Comparison with Bagging:
- Sampling Approach:
- In bagging, sampling is done with replacement, allowing instances to be selected multiple times for a particular subset. In pasting, sampling is done without replacement, ensuring that each instance is selected only once for a particular subset.
- Use Cases:
- Bagging is often used with high-variance models, such as decision trees. Pasting can be suitable for situations where the base models are sensitive to the training instances and can potentially overfit.
Now the question is how do we combine these model’s output to get the final output? Various methods are available but I am mentioning only the ones that are mostly used.
Combination Methods
There are various combination methods available. You don’t need to know all of them as most of them are not even implemented in Sklearn. Here are the important ones:
- Voting (Classification):
- In binary classification, each model in the ensemble predicts the class label for a given instance. The final prediction is determined by a majority vote. The class that receives the most votes is chosen as the ensemble’s prediction.
- For multiclass classification, a similar voting process is applied. Each model predicts a class, and the class with the highest number of votes is selected as the final prediction.
- The voting process can be of two types: Soft Voting And Hard Voting.
- In hard voting, each base model in the ensemble makes a classification prediction, and the final ensemble prediction is determined by a simple majority vote. The class that receives the most votes is selected as the final prediction. For example, if there are three base models, and they predict classes A, B, and A, then the majority class is A, and the final prediction is A.
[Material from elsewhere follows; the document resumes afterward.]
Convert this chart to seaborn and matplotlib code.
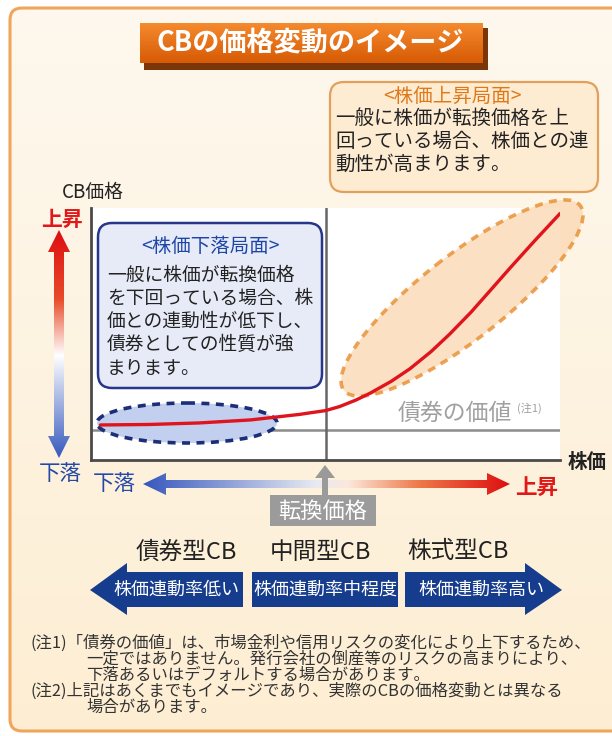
import numpy as np
import matplotlib
matplotlib.use("Agg")
import matplotlib.pyplot as plt
from matplotlib.patches import FancyBboxPatch, Ellipse, Polygon, Rectangle
from matplotlib.colors import LinearSegmentedColormap
import seaborn as sns

# ---- data (arbitrary units, 0-100) ----
stock_price = [2, 12.5, 23, 34, 44.5, 47, 50, 53, 56.5, 59.5, 64, 68, 72.5, 76.5, 81, 85,
               89.5, 94.5, 100]
cb_price = [13.9, 14.1, 14.7, 15.9, 18.1, 18.8, 19.6, 21.2, 23.8, 26.5, 31.2, 36.2, 43.0,
            50.0, 58.6, 67.0, 76.5, 86.8, 97.8]
conversion_price = 50
bond_value = 12

title = "CBの価格変動のイメージ"
up_title = "<株価上昇局面>"
up_lines = ["一般に株価が転換価格を上", "回っている場合、株価との連", "動性が高まります。"]
down_title = "<株価下落局面>"
down_lines = ["一般に株価が転換価格", "を下回っている場合、株", "価との連動性が低下し、",
              "債券としての性質が強", "まります。"]
cb_types = ["債券型CB", "中間型CB", "株式型CB"]
banner_labels = ["株価連動率低い", "株価連動率中程度", "株価連動率高い"]
notes = ["(注1)「債券の価値」は、市場金利や信用リスクの変化により上下するため、",
         "一定ではありません。発行会社の倒産等のリスクの高まりにより、",
         "下落あるいはデフォルトする場合があります。",
         "(注2)上記はあくまでもイメージであり、実際のCBの価格変動とは異なる",
         "場合があります。"]

sns.set_style("white")
plt.rcParams['font.family'] = ['Noto Sans CJK JP', 'DejaVu Sans']

W, H = 612, 736
fig = plt.figure(figsize=(W / 100, H / 100), dpi=100)
fig.patch.set_facecolor("white")


def pixel_axes(z):
    a = fig.add_axes([0, 0, 1, 1], zorder=z)
    a.set_xlim(0, W)
    a.set_ylim(H, 0)
    a.axis("off")
    return a


def gradient_fill(axp, patch, extent, stops, horizontal, z=1):
    axp.add_patch(patch)
    cmap = LinearSegmentedColormap.from_list("g", stops)
    g = np.linspace(0, 1, 256)
    img = g[None, :] if horizontal else g[:, None]
    im = axp.imshow(img, cmap=cmap, extent=extent, aspect="auto", origin="upper",
                    interpolation="bilinear", zorder=z)
    im.set_clip_path(patch)


bg = pixel_axes(0)

# outer frame
frame = FancyBboxPatch((10, 8), 640, 723, boxstyle="round,pad=0,rounding_size=12",
                       fc="none", ec="none")
gradient_fill(bg, frame, [10, 650, 731, 8], [(0, "#fef8ee"), (1, "#fdeed3")], False)
bg.add_patch(FancyBboxPatch((10, 8), 640, 723, boxstyle="round,pad=0,rounding_size=12",
                            fc="none", ec="#f0a55a", lw=2.2, zorder=3))

# title plate
bg.add_patch(Rectangle((144, 28), 344, 42, fc="#7a3608", ec="none", zorder=2))
plate = Rectangle((140, 23), 343, 40, fc="none", ec="none")
gradient_fill(bg, plate, [140, 483, 63, 23], [(0, "#f58a2e"), (1, "#d65a04")], False, z=3)
bg.text(310, 43, title, color="white", fontsize=19.5, fontweight="bold",
        ha="center", va="center", zorder=4)

# ---- chart area ----
ax = fig.add_axes([91 / W, 1 - 460 / H, 469 / W, 252 / H], zorder=1)
ax.set_facecolor("white")
ax.set_xlim(0, 100)
ax.set_ylim(0, 100)
ov = pixel_axes(2)

ax.axhline(bond_value, color="#8c8c8c", lw=1.8, zorder=1)
ax.axvline(conversion_price, color="#666666", lw=1.8, zorder=1)
ax.add_patch(Ellipse((187, 423), 180, 40, transform=ov.transData, fc="#c3cfee",
                     ec="#1b2f78", lw=2.6, ls=(0, (2.2, 1.8)), zorder=2, clip_on=False))
ax.add_patch(Ellipse((462, 298), 300, 84, angle=-38, transform=ov.transData,
                     fc="#fbd9b5", alpha=0.8, ec="#e98d2e", lw=2.6,
                     ls=(0, (2.2, 1.8)), zorder=2, clip_on=False))
sns.lineplot(x=stock_price, y=cb_price, ax=ax, color="#e0141c", linewidth=2.4, zorder=3,
             solid_joinstyle="round", solid_capstyle="round")
for s in ["top", "right"]:
    ax.spines[s].set_visible(False)
for s in ["left", "bottom"]:
    ax.spines[s].set_color("#4a4a4a")
    ax.spines[s].set_linewidth(2)
ax.set_xticks([])
ax.set_yticks([])
ax.set_xlabel("")
ax.set_ylabel("")

ov.text(398, 413, "債券の価値", color="#a0a0a0", fontsize=16.5, va="center", ha="left")
ov.text(517, 408, "(注1)", color="#a0a0a0", fontsize=8, va="center", ha="left")

# up callout
ov.add_patch(FancyBboxPatch((330, 82), 268, 110, boxstyle="round,pad=0,rounding_size=14",
                            fc="#fdebd2", ec="#e3a05a", lw=1.6))
ov.text(453, 96, up_title, color="#e07818", fontsize=14, ha="center", va="center")
for i, line in enumerate(up_lines):
    ov.text(335, 118 + 23 * i, line, color="#222222", fontsize=14, ha="left", va="center")

# down callout
ov.add_patch(FancyBboxPatch((98, 223), 224, 165, boxstyle="round,pad=0,rounding_size=14",
                            fc="#e7ebf7", ec="#27368a", lw=1.8))
ov.text(211, 247, down_title, color="#1d46a6", fontsize=14, ha="center", va="center")
for i, line in enumerate(down_lines):
    ov.text(107, 275 + 23.3 * i, line, color="#222222", fontsize=13.5, ha="left", va="center")

# axis labels
ov.text(62, 192, "CB価格", color="#222222", fontsize=13.5, ha="left", va="center")
ov.text(62, 219, "上昇", color="#e01818", fontsize=15, fontweight="bold", ha="center", va="center")
ov.text(60, 474, "下落", color="#2448a8", fontsize=15.5, ha="center", va="center")
ov.text(114, 484, "下落", color="#2448a8", fontsize=15.5, ha="center", va="center")
ov.text(537, 487, "上昇", color="#e01818", fontsize=15.5, fontweight="bold", ha="center", va="center")
ov.text(587, 462, "株価", color="#222222", fontsize=14, fontweight="bold", ha="center", va="center")

# gradient arrows
varrow = Polygon([(59, 230), (70, 252), (64, 252), (64, 436), (70, 436), (59, 458),
                  (48, 436), (54, 436), (54, 252), (48, 252)], closed=True, fc="none", ec="none")
gradient_fill(ov, varrow, [48, 70, 458, 230],
              [(0, "#dd0f10"), (0.3, "#e84a2a"), (0.55, "#ffffff"), (1, "#3658bd")], False)
harrow = Polygon([(143, 484), (166, 473), (166, 480), (487, 480), (487, 473), (510, 484),
                  (487, 495), (487, 488), (166, 488), (166, 495)], closed=True, fc="none", ec="none")
gradient_fill(ov, harrow, [143, 510, 495, 473],
              [(0, "#3658bd"), (0.47, "#e8eaf2"), (0.56, "#fbe8dc"), (0.75, "#ef7a4a"),
               (1, "#dd0f10")], True)

# conversion price marker
ov.add_patch(Polygon([(325, 465), (335, 478), (328, 478), (328, 495), (322, 495),
                      (322, 478), (315, 478)], closed=True, fc="#9a9a9a", ec="none"))
ov.add_patch(Rectangle((270, 495), 106, 31, fc="#9b9b9b", ec="none"))
ov.text(323, 511, "転換価格", color="white", fontsize=16, ha="center", va="center")

# CB types and banners
for x, lab in zip([186, 320, 458], cb_types):
    ov.text(x, 552, lab, color="#222222", fontsize=17, ha="center", va="center")
banner = "#163c8e"
ov.add_patch(Polygon([(90, 590), (127, 563), (127, 572), (243, 572), (243, 607),
                      (127, 607), (127, 615)], closed=True, fc=banner, ec="none"))
ov.add_patch(Rectangle((252, 572), 146, 35, fc=banner, ec="none"))
ov.add_patch(Polygon([(405, 572), (525, 572), (525, 563), (562, 590), (525, 615),
                      (525, 607), (405, 607)], closed=True, fc=banner, ec="none"))
for x, lab in zip([176, 325, 481], banner_labels):
    ov.text(x, 590, lab, color="white", fontsize=13, ha="center", va="center")

# notes
note_x = [30, 86, 86, 30, 86]
for i, (x, line) in enumerate(zip(note_x, notes)):
    ov.text(x, 643 + 16.2 * i, line, color="#333333", fontsize=11.8, ha="left", va="center")

for a in (bg, ov):
    a.set_xlim(0, W)
    a.set_ylim(H, 0)

fig.savefig("out.png", dpi=100)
- In soft voting, each base model provides a probability estimate for each class, and the final ensemble prediction is based on the average or weighted average of these probabilities. For example, if there are three base models, and they provide probability estimates for classes A, B, and A as (0.8, 0.6, 0.7), then the final prediction is the class with the highest average probability – A. It works well when individual models provide meaningful probability estimates. This is not for all models.
- Averaging (Regression):
- In regression tasks, where the goal is to predict a continuous numerical value, each model produces a numeric prediction. The final prediction is obtained by averaging these numeric predictions. This can be a simple arithmetic mean or a weighted mean, where the weights are determined based on the models’ performance or other criteria.
- Weighted Aggregation:
- Each model’s prediction may be given a specific weight based on its performance or other considerations. The final prediction is then a weighted combination of individual predictions. This approach allows for giving more influence to models that have demonstrated better accuracy on the validation set or during training.
Now that we have these basics in mind. Let’s come to our topic of discussion random forests.
What are Random Forests?
In machine learning, decision trees are like individual experts. They’re simple and intuitive, but they can sometimes make errors or be overly sensitive to the data they were trained on. Random Forests, on the other hand, act as a group of decision trees, offering a more robust and accurate prediction by combining the strengths of multiple trees.
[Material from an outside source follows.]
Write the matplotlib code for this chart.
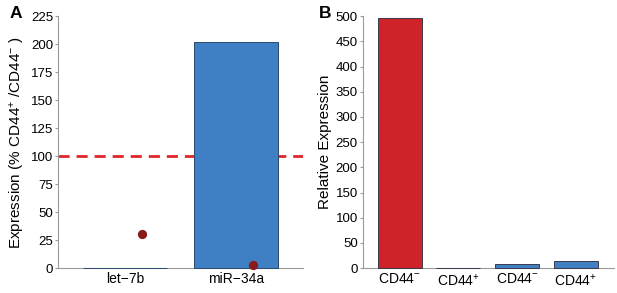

Example: Decision Trees vs. Random Forests
Decision Tree Scenario: Suppose you’re predicting whether someone will enjoy outdoor activities based on weather conditions. A decision tree might say, “If it’s sunny, they’ll likely enjoy it; if it’s rainy, they won’t.” However, this decision tree might become too specific and make errors if it encounters a rare rainy day that people actually enjoy.
Random Forest Scenario: Now, consider a Random Forest consisting of several decision trees. Each tree might look at different aspects of the weather, like temperature, humidity, or wind speed. When it’s time to make a prediction, each tree casts its vote on whether the person will enjoy the activity. The final decision is determined by the majority vote among all the trees. This way, even if one tree makes a mistake due to unusual circumstances, the overall prediction remains reliable.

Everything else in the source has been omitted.